“We have to hope for the best but prepare for the worst”
Jumaane Williams talking to media at the Fourth Speakers Forum in SoHo. Photo: Vannessa Alvarez
He joined the race a bit late, but Brooklyn has a contender for the coveted spot of New York City Council speaker—the city government’s second most powerful position next to that of mayor. And he is running as a strong progressive.
City Councilman Jumaane Williams, 37, represents the 45th district, which encompasses Flatbush, East Flatbush, Flatlands, and parts of Midwood and Canarsie. He chose the second Speakers Forum, held at Brooklyn Borough Hall on November 19, to announce that he is a candidate for the position, and has been campaigning nonstop since. He’s the only council member from Brooklyn seeking to be speaker.
Williams is a first-generation Brooklynite who earned an undergraduate degree in political science and a master’s degree in urban policy and administration from Brooklyn College. A first-term councilman—he was elected in 2009—Williams is known for proposing successful legislation to curb Mayor Michael Bloomberg’s controversial stop-and-frisk policy, and for his work in education and public housing. He chairs the council’s Oversight & Investigations committee and co-chairs the council’s Gun Violence Task Force, as well as the Black, Latino, and Asian Caucus, and is a founding member of the council’s growing Progressive Caucus.
District 3’s Christine C. Quinn will hold the speaker’s position until her term expires on December 31st, leaving room for new leadership. According to the seven candidates seeking to replace her, there’s been widespread discontent with Quinn’s leadership and the council is calling for the new speaker to be neutral and to “take the politics out of it,” said councilwoman Melissa Mark-Viverito during the taping of the first ever-televised Speakers Forum on November 21.
Mark-Viverito, a favorite for the position among labor groups, has strong ties to Mayor-elect Bill de Blasio and represents the 8th district, which includes East Harlem and Manhattan Valley in Manhattan and Mott Haven in the Bronx. She is also running on a progressive agenda. “After 20 years of Republican economic policy in this city that has left too many behind, we have arrived in New York City at a progressive moment,” she said at the Speakers Forum, “and that is something that we cannot have deaf ears to.”
The council speaker is responsible for building consensus on major issues. The speaker has control over member committee assignments, floor debates, and the flow of legislation. And while generally working with the mayor, his or her primary job is to act as check-and-balances on the mayor’s administration.

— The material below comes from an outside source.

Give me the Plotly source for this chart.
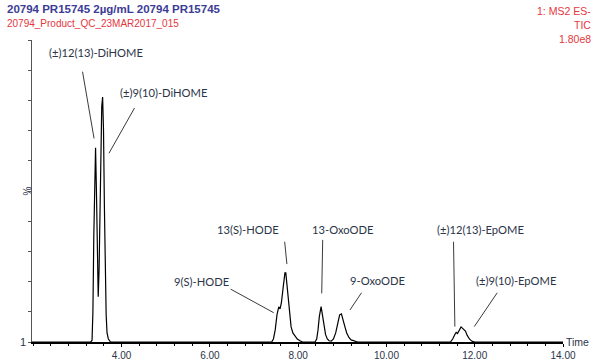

Come Jan. 8, when the speaker is chosen by members of the 51 districts, Williams is up against Mark-Viverito; Annabel Palma of District 18; and Mark Weprin of the 23rd District in Queens; James Vacca of District 13 in the Bronx; and Dan Garodnick of District 4 and Harlem’s Inez Dickens of District 9, both in Manhattan.
This is the first time the process of choosing the speaker has been open to the public, and the first time elements of the contest have ever been televised. NY1 chose to broadcast the fourth Forum live from the Talking Transition Tent on 6th Avenue and Canal Street on November 21. Williams arrived late to that one, and was unable to partake in the event.
Some voters seem to appreciate the open process. Anna Gago, 49, a resident of the Upper West Side who works in multimedia, said she had attended all four forums.
Flatbush resident Michael Schulkin, 64, a retiree who worked for the New York State Department of Health, attended two of the forums and knows Williams from his involvement in the community. Schulkin, too, said he appreciated the opportunity to be a part of the process. “You know, it’s a civic thing,” he said. “I wanted to hear what their positions are going to be and gauge who would possibly be the best candidate for speaker.
“And they all have very good, strong points. Melissa Mark-Viverito seems to have taken a strong stand; she seems to be well coached. Actually, I think she’s the only one who has a coach,” he said. “With Jumaane, well he’s a person with a lot of courage. He’s a person with physical problems and yet he overcomes them and doesn’t give up,” added Schulkin—referring to the councilman’s Tourette’s Syndrome, which sometimes causes involuntary movements and vocal sounds. “You have to admire a man like that.”